Pijnlijk goed zelf. Op de tentoonstelling ligt een briefje, geschreven door Caligari’s coscenarist Hans Janowitz in 1952, die Doctor Caligari’s manipulatie van een gehypnotiseerde volgeling, die voor hem uit moorden gaat, een verbeelding noemt van de Duitse mentaliteit die ‘historisch achtereenvolgens leidde tot Bismarck, Wilhelm II, Ludendorff, Hitler’. Janowitz’ ideeën inspireerden Kracauer tot zijn beroemde boek Von Caligari zu Hitler (1947), dat de vele waanzinnige tirannen en slaapwandelende volgelingen in de ook commercieel succesvolle Duits-Expressionistische cinema ziet als afschaduwing van de ontvankelijkheid van de Duitsers voor iemand als Hitler. Cinema als onbewuste volkspeiling dus.

Ik noem dit ‘pijnlijk’, aangezien de eerste dagen van de Berlinale worden overschaduwd door fascisme, zoals hier eerder gemeld. Niet alleen moest kort voor het festival begon de Alfred Bauer-prijs worden omgedoopt, omdat Die Zeit had onthuld dat Bauer, de eerste directeur van de Berlinale, een vooraanstaand nazi was geweest, ook werd op de openingsavond, een dag nadat de Woche der Kritik een bijeenkomst had gehouden over wat filmcritici moeten doen tegen de opkomst van extreem-rechts, een minuut stilte ingelast vanwege de dodelijke extreem-rechtse aanslag in Hanau.

Het roept de vraag op, hoe we tegen de huidige cinema moeten aankijken. Kracauer presenteerde zijn analyse achteraf. Maar wat zeggen de hedendaagse Europese, Duitse en ook Nederlandse populaire films over de tijdgeest? Welke onbewuste volkspeiling spreekt daaruit?

Ik heb het antwoord niet paraat. Maar ik moet tot mijn lichte schrik bekennen dat ik in het eerste deel van Das Wachsfigurenkabinett, een karikaturale komedie rond de Kalief in Bagdad, wel ongemakkelijk werd van de exotische verbeelding van Arabieren en de komisch gebrachte aanranding van een arme bakkersvrouw – onderwerpen waarvoor activisten de afgelopen tijd veel aandacht hebben gevraagd, met name in contexten die vroeger als onschuldig werden beschouwd – maar dat ik helemaal niet ongemakkelijk werd van de waanzinnige tirannen en moordenaars an sich.

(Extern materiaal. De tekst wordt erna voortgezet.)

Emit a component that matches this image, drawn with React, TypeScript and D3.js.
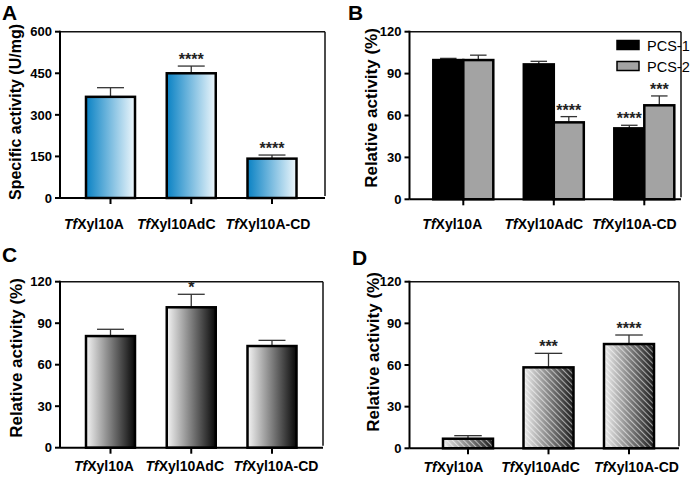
import React from "react";
import * as d3 from "d3";

// ---------- data ----------
const categories = ["Xyl10A", "Xyl10AdC", "Xyl10A-CD"];
const prefix = "Tf";

const specificActivity = [365, 450, 142];
const specificActivityErr = [33, 26, 13];
const specificActivitySig = ["", "****", "****"];
const ticksA = [0, 150, 300, 450, 600];

const pcs1 = [99.7, 96.6, 50.8];
const pcs1Err = [1.2, 2.2, 2.2];
const pcs1Sig = ["", "", "****"];
const pcs2 = [99.7, 55.1, 67.3];
const pcs2Err = [3.5, 4.1, 6.7];
const pcs2Sig = ["", "****", "***"];
const seriesNamesB = ["PCS-1", "PCS-2"];

const relC = [80.7, 101.5, 73.5];
const relCErr = [4.9, 9.4, 4.1];
const relCSig = ["", "*", ""];

const relD = [6.9, 58.3, 75.1];
const relDErr = [2.2, 10.1, 6.5];
const relDSig = ["", "***", "****"];

const ticksRel = [0, 30, 60, 90, 120];

// ---------- layout ----------
const FONT = "'Liberation Sans', Arial, Helvetica, sans-serif";

type Series = { name: string; values: number[]; errs: number[]; sig: string[]; fill: string; overlay?: string };
type PanelCfg = {
  letter: string; letterX: number; letterY: number;
  left: number; right: number; top: number; bottom: number;
  c0: number; c2: number; barW: number;
  yMax: number; ticks: number[];
  title: string; titleX: number; titleY: number; titleSize: number;
  labelY: number; labelDx: number[];
  series: Series[];
  legend?: boolean;
};

function Panel({ cfg }: { cfg: PanelCfg }) {
  const y = d3.scaleLinear().domain([0, cfg.yMax]).range([cfg.bottom, cfg.top]);
  const x = d3.scalePoint<string>().domain(categories).range([cfg.c0, cfg.c2]);
  const n = cfg.series.length;
  const inner = d3
    .scaleBand<string>()
    .domain(cfg.series.map((s) => s.name))
    .range([(-cfg.barW * n) / 2, (cfg.barW * n) / 2]);
  return (
    <g fontFamily={FONT}>
      <text x={cfg.letterX} y={cfg.letterY} fontSize={21} fontWeight="bold">{cfg.letter}</text>
      {/* frame */}
      <line x1={cfg.left} x2={cfg.right} y1={cfg.top} y2={cfg.top} stroke="#111" strokeWidth={1.5} />
      <line x1={cfg.right} x2={cfg.right} y1={cfg.top} y2={cfg.bottom - 2} stroke="#111" strokeWidth={1.5} />
      {/* bars */}
      {cfg.series.map((s) =>
        s.values.map((v, i) => {
          const bx = (x(categories[i]) as number) + (inner(s.name) as number);
          const bw = inner.bandwidth();
          const yt = y(v);
          const ye = y(v + s.errs[i]);
          const cx = bx + bw / 2;
          const cap = bw * 0.55;
          return (
            <g key={s.name + i}>
              <line x1={cx} x2={cx} y1={yt} y2={ye} stroke="#333" strokeWidth={1.3} />
              <line x1={cx - cap / 2} x2={cx + cap / 2} y1={ye} y2={ye} stroke="#333" strokeWidth={1.3} />
              <rect x={bx} y={yt} width={bw} height={cfg.bottom - yt} fill={s.fill} />
              {s.overlay && <rect x={bx} y={yt} width={bw} height={cfg.bottom - yt} fill={s.overlay} />}
              <rect x={bx} y={yt} width={bw} height={cfg.bottom - yt} fill="none" stroke="#000" strokeWidth={2.5} />
              {s.sig[i] && (
                <text x={cx} y={ye - 1} textAnchor="middle" fontSize={16} fontWeight="bold" fill="#222">
                  {s.sig[i]}
                </text>
              )}
            </g>
          );
        })
      )}
      {/* axes */}
      <line x1={cfg.left} x2={cfg.left} y1={cfg.top - 1} y2={cfg.bottom} stroke="#000" strokeWidth={2} />
      <line x1={cfg.left} x2={cfg.right} y1={cfg.bottom} y2={cfg.bottom} stroke="#000" strokeWidth={2} />
      {cfg.ticks.map((t) => (
        <g key={t}>
          <line x1={cfg.left - 5} x2={cfg.left} y1={y(t)} y2={y(t)} stroke="#000" strokeWidth={2} />
          <text x={cfg.left - 8} y={y(t)} dy="0.36em" textAnchor="end" fontSize={13} fontWeight="bold">{t}</text>
        </g>
      ))}
      {categories.map((c, i) => (
        <g key={c}>
          <line x1={x(c)} x2={x(c)} y1={cfg.bottom} y2={cfg.bottom + 6} stroke="#000" strokeWidth={2} />
          <text x={(x(c) as number) + cfg.labelDx[i]} y={cfg.labelY} textAnchor="middle" fontSize={14} fontWeight="bold">
            <tspan fontStyle="italic">{prefix}</tspan>{c}
          </text>
        </g>
      ))}
      <text
        transform={`translate(${cfg.titleX},${cfg.titleY}) rotate(-90)`}
        textAnchor="middle"
        dy="0.36em"
        fontSize={cfg.titleSize}
        fontWeight="bold"
      >
        {cfg.title}
      </text>
      {cfg.legend &&
        cfg.series.map((s, i) => (
          <g key={s.name}>
            <rect x={617} y={40.5 + i * 21} width={22} height={9} fill={s.fill} stroke="#000" strokeWidth={1.5} />
            <text x={647} y={50.5 + i * 21} fontSize={14.5}>{s.name}</text>
          </g>
        ))}
    </g>
  );
}

export default function App() {
  const panels: PanelCfg[] = [
    {
      letter: "A", letterX: 2, letterY: 20,
      left: 60, right: 325, top: 31.7, bottom: 198,
      c0: 110.5, c2: 272, barW: 49, yMax: 600, ticks: ticksA,
      title: "Specific activity (U/mg)", titleX: 15, titleY: 112, titleSize: 16,
      labelY: 229, labelDx: [-16.5, -15, -4],
      series: [{ name: "A", values: specificActivity, errs: specificActivityErr, sig: specificActivitySig, fill: "url(#gradA)" }],
    },
    {
      letter: "B", letterX: 348, letterY: 20,
      left: 409.5, right: 681, top: 31.7, bottom: 199.3,
      c0: 463.3, c2: 644.3, barW: 30, yMax: 120, ticks: ticksRel,
      title: "Relative activity (%)", titleX: 371, titleY: 108, titleSize: 17,
      labelY: 229, labelDx: [-11, -10, -10],
      series: [
        { name: seriesNamesB[0], values: pcs1, errs: pcs1Err, sig: pcs1Sig, fill: "#000" },
        { name: seriesNamesB[1], values: pcs2, errs: pcs2Err, sig: pcs2Sig, fill: "#a3a3a3" },
      ],
      legend: true,
    },
    {
      letter: "C", letterX: 2, letterY: 262,
      left: 60, right: 323, top: 281.7, bottom: 447.7,
      c0: 110.5, c2: 272, barW: 49, yMax: 120, ticks: ticksRel,
      title: "Relative activity (%)", titleX: 16, titleY: 358, titleSize: 17,
      labelY: 471, labelDx: [-6.5, -6.5, 4],
      series: [{ name: "C", values: relC, errs: relCErr, sig: relCSig, fill: "url(#gradC)" }],
    },
    {
      letter: "D", letterX: 352, letterY: 265,
      left: 409.5, right: 679, top: 281.7, bottom: 448.3,
      c0: 468, c2: 629, barW: 50, yMax: 120, ticks: ticksRel,
      title: "Relative activity (%)", titleX: 373, titleY: 352, titleSize: 17,
      labelY: 472, labelDx: [-14.5, -8, 7.5],
      series: [{ name: "D", values: relD, errs: relDErr, sig: relDSig, fill: "url(#gradD)", overlay: "url(#hatchD)" }],
    },
  ];
  return (
    <svg
      width={692}
      height={481}
      viewBox="0 0 692 481"
      style={{ position: "absolute", left: 0, top: 0, background: "#fff" }}
    >
      <defs>
        <linearGradient id="gradA" x1="0" x2="1" y1="0" y2="0">
          <stop offset="0" stopColor="#0a82c4" />
          <stop offset="1" stopColor="#eef7fc" />
        </linearGradient>
        <linearGradient id="gradC" x1="0" x2="1" y1="0" y2="0">
          <stop offset="0" stopColor="#f4f4f4" />
          <stop offset="1" stopColor="#080808" />
        </linearGradient>
        <linearGradient id="gradD" x1="0" x2="1" y1="0" y2="0">
          <stop offset="0" stopColor="#eeeeee" />
          <stop offset="1" stopColor="#1a1a1a" />
        </linearGradient>
        <pattern id="hatchD" width={4} height={4} patternUnits="userSpaceOnUse" patternTransform="rotate(-45)">
          <line x1={0} x2={0} y1={0} y2={4} stroke="#fff" strokeWidth={2.2} strokeOpacity={0.55} />
        </pattern>
      </defs>
      <rect width={692} height={481} fill="#fff" />
      {panels.map((p) => (
        <Panel key={p.letter} cfg={p} />
      ))}
    </svg>
  );
}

Wat, Kracauer volgend, zou betekenen dat ik, net als al die andere genietende mensen in het volgepakte Friedrichstadt-Palast, nog steeds op enig niveau ontvankelijk ben voor die boodschap. En dat zou dan weer betekenen, dat de Duits-Expressionistische cinema niet alleen toen, ooit, vroeger, de komst van Hitler aankondigde, maar ook nu nog waarschuwt voor de toekomst. En dan is Janowitz’ briefje opeens geen historisch artefact meer, maar een onaffe voorspelling: wie gaat het rijtje afmaken? Wie komt er na ‘Bismarck, Wilhelm II, Ludendorff, Hitler’?